Villanova University’s Department of Mechanical Engineering, in partnership with Florida Atlantic University (FAU), has been selected as one of three teams of students to represent the United States in the inaugural Maritime RobotX Challenge competition in Marina Bay, Singapore, October 20-26, 2014. The selected teams — approximately 15 total from the United States, Singapore, Australia, South Korea and Japan — will receive a Wave Adaptive Modular Vessel (WAM-V) for use in the competition, and a grant of $25,000.
Sponsored by the U.S. Office of Naval Research (ONR) and run by the Association for Unmanned Vehicles Systems International (AUVSI) Foundation, the RobotX Challenge will require teams to outfit the WAM-V standardized vessels with sensors, computers and software. During competition, the vehicles will attempt to complete courses based on a variety of maritime surface vehicle missions. According to its website, RobotX has two primary objectives: 1) Create a pinnacle STEM student outreach event and, 2) Promote interest among Pacific national partners in the science and technology of autonomous systems. More specifically, ONR and AUVSI hope to “stimulate innovative approaches to autonomous sensing, on-board decision-making and mission implementation.”

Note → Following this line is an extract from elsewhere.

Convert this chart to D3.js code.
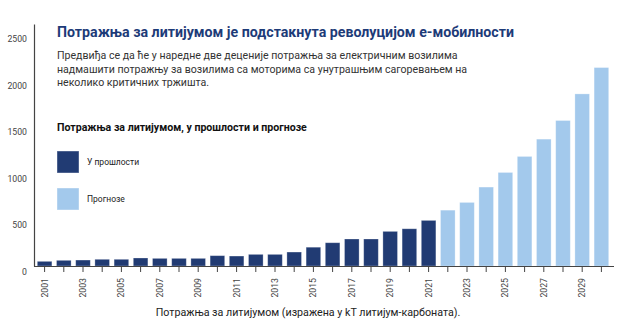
<!DOCTYPE html>
<html><head><meta charset="utf-8">
<script src="https://cdn.jsdelivr.net/npm/d3@7"></script>
<style>
html,body{margin:0;padding:0;background:#fff;}
svg{display:block;font-family:Roboto, "Noto Sans", sans-serif;}
</style></head>
<body><svg id="c" width="620" height="336"></svg>
<script>
const years = d3.range(2001, 2031).map(String);
const values = [50,61,64,72,72,86,82,82,82,111,107,125,125,150,202,250,290,290,372,400,490,600,683,848,1005,1177,1363,1563,1849,2132];
const kinds = years.map(y => (+y <= 2021 ? "past" : "forecast"));
const yTicks = [0,500,1000,1500,2000,2500];
const legendLabels = ["У прошлости","Прогнозе"];
const titleText = "Потражња за литијумом је подстакнута револуцијом е-мобилности";
const subtitleLines = ["Предвиђа се да ће у наредне две деценије потражња за електричним возилима","надмашити потражњу за возилима са моторима са унутрашњим сагоревањем на","неколико критичних тржишта."];
const legendTitle = "Потражња за литијумом, у прошлости и прогнозе";
const xTitle = "Потражња за литијумом (изражена у kT литијум-карбоната).";

const colors = {past:"#213b73", forecast:"#a3c9ec"};
const svg = d3.select("#c");
const x = d3.scaleBand().domain(years).range([35, 611]).paddingInner(0.24).paddingOuter(0.12);
const y = d3.scaleLinear().domain([0, 2600]).range([266, 24]);

// bars
svg.append("g").selectAll("rect").data(years).join("rect")
  .attr("x", d => x(d)).attr("width", x.bandwidth())
  .attr("y", (d,i) => y(values[i])).attr("height", (d,i) => y(0) - y(values[i]))
  .attr("fill", (d,i) => colors[kinds[i]])
  .attr("stroke", "#ffffff").attr("stroke-opacity", 0.35).attr("stroke-width", 0.8);

// y axis
const yAxis = svg.append("g").attr("transform", "translate(34,0)")
  .call(d3.axisLeft(y).tickValues(yTicks).tickSize(0).tickPadding(7).tickFormat(d3.format("d")));
yAxis.select(".domain").attr("stroke", "#444").attr("stroke-width", 1.2);
yAxis.selectAll("text").attr("font-size", 8.7).attr("fill", "#444").attr("dy", "0.95em")
  .attr("font-family", "Roboto, sans-serif");

// x axis
const xAxis = svg.append("g").attr("transform", "translate(0,266)")
  .call(d3.axisBottom(x).tickSize(6).tickSizeOuter(0)
    .tickFormat(d => (+d % 2 === 1 ? d : "")));
xAxis.select(".domain").attr("stroke", "#444").attr("stroke-width", 1.2).attr("d", "M34,0.5H614");
xAxis.selectAll(".tick line").attr("stroke", "#444");
xAxis.selectAll("text").attr("font-size", 8.7).attr("fill", "#444")
  .attr("font-family", "Roboto, sans-serif")
  .attr("transform", "rotate(-90)").attr("text-anchor", "end")
  .attr("x", -12).attr("y", 0).attr("dy", "0.35em");

// title
svg.append("text").attr("x", 57).attr("y", 37).text(titleText)
  .attr("font-size", 14.2).attr("font-weight", "bold").attr("fill", "#1d3b78");
svg.append("g").selectAll("text").data(subtitleLines).join("text")
  .attr("x", 57).attr("y", (d,i) => 59 + i*13.5).text(d => d)
  .attr("font-size", 10.6).attr("fill", "#333");

// legend
svg.append("text").attr("x", 57).attr("y", 131).text(legendTitle)
  .attr("font-size", 10.6).attr("font-weight", "bold").attr("fill", "#111");
const lg = svg.append("g").selectAll("g").data(legendLabels).join("g")
  .attr("transform", (d,i) => `translate(57,${151 + i*37})`);
lg.append("rect").attr("width", 22).attr("height", 22)
  .attr("fill", (d,i) => i === 0 ? colors.past : colors.forecast)
  .attr("stroke", "#fff").attr("stroke-opacity", 0.4);
lg.append("text").attr("x", 30).attr("y", 11).attr("dy", "0.35em").text(d => d)
  .attr("font-size", 8.5).attr("fill", "#222");

// x title
svg.append("text").attr("x", 308).attr("y", 316).attr("text-anchor", "middle").text(xTitle)
  .attr("font-size", 10.7).attr("fill", "#222");
</script></body></html>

With a proposal described by AUVSI Foundation Executive Director Daryl Davidson as “the highest caliber,” Villanova and FAU distinguished themselves among the strongest engineering programs in the country. “Your particular approach to autonomy, systems integration, marshaling resources and technical support was one of the best submitted from an impressive list of universities,” says Davidson. Also representing the U.S. in the competition are MIT-Olin College and Embry-Riddle Aeronautical University.
Leading Villanova’s work on the RobotX project is Dr. C. ‘Nat’ Nataraj, professor and chair, Department of Mechanical Engineering, and the Mr. and Mrs. Robert F. Moritz Sr. Chair in Engineered Systems. He explains that the University entered the competition with FAU after realizing their complementary strengths: “We became acquainted with Florida Atlantic’s team, including adviser Dr. Karl von Ellenrieder, at the annual International Roboboat Competitions. We discovered we each had areas of expertise that would prove valuable in the RobotX Challenge.” FAU’s Department of Ocean Engineering and the school’s proximity to the ocean provide a natural advantage. FAU will house the WAM-V and contribute to its systems engineering and low-level control. For its part, the autonomy experts at Villanova will manage high-level control, vision-based navigation, localization and mapping. The Villanova team will develop technology based on a 4-foot WAM-V prototype, and make a number of trips to FAU over the next several months in order to apply the algorithms and technology to the actual boat.
Dr. Nataraj believes the Villanova Autonomous Surface Vehicle Team’s (ASV) history of success in the Roboboat Competition is one of the primary reasons the University was selected for the RobotX Challenge. “I see Roboboat as a precursor to RobotX and we have a solid reputation in that competition,” he says. Dr. Nataraj points out that the experience from those competitions will provide Villanova and FAU with an edge: “You learn which pieces of the project are difficult, which are simpler and which are critical. You begin to understand the importance of systems engineering and the role of various factors like disturbances and uncertainties.” Given the connection between Roboboat and RobotX, three ASV members will work on this new project. Graduate research assistant Anderson Lebbad ’12 ME and Mechanical Engineering juniors Dylan DeGaetano and Edward Zhu will be joined by at least one more graduate student and two or three additional undergraduates. Dr. Garrett Clayton, assistant professor, along with his graduate student John 'Wes' Anderson, and Dr. Hashem Ashrafiuon, professor and director of the Center for Nonlinear Dynamics and Control, will also provide expert advice in the areas of Lidar-based navigation and robust control. With its current budget, five team members, including Dr. Nataraj, will represent Villanova in Singapore next October.
On the subject of finances, Dr. Nataraj notes that corporate support is an important aspect of this competition. “About 15 companies have offered technical and/or financial assistance. That support makes this whole experience possible,” he says. Proud members of Villanova’s Engineering Alumni Society look forward to contributing toward travel costs and related expenses. Others that have pledged their support include:
American Aerospace Advisors
Argon ST (a subsidiary of Boeing)
Cluster for Unmanned Vehicles & Robotics
Naval Surface Warfare Center
United Technologies Corp. – Space Systems Division
Companies and organizations that wish to become involved should contact Keith Argue, assistant dean of External Relations for Villanova’s College of Engineering, at firstname.lastname@example.org or 610-519-5024.
“It is incredibly gratifying to be selected for this experience, and I am confident that our team will do well,” says Dr. Nataraj. He is also excited about the research that it will encourage. “We’re in new territory here with very advanced technology. Developing this level of autonomy in a boat is something that’s never been done before.”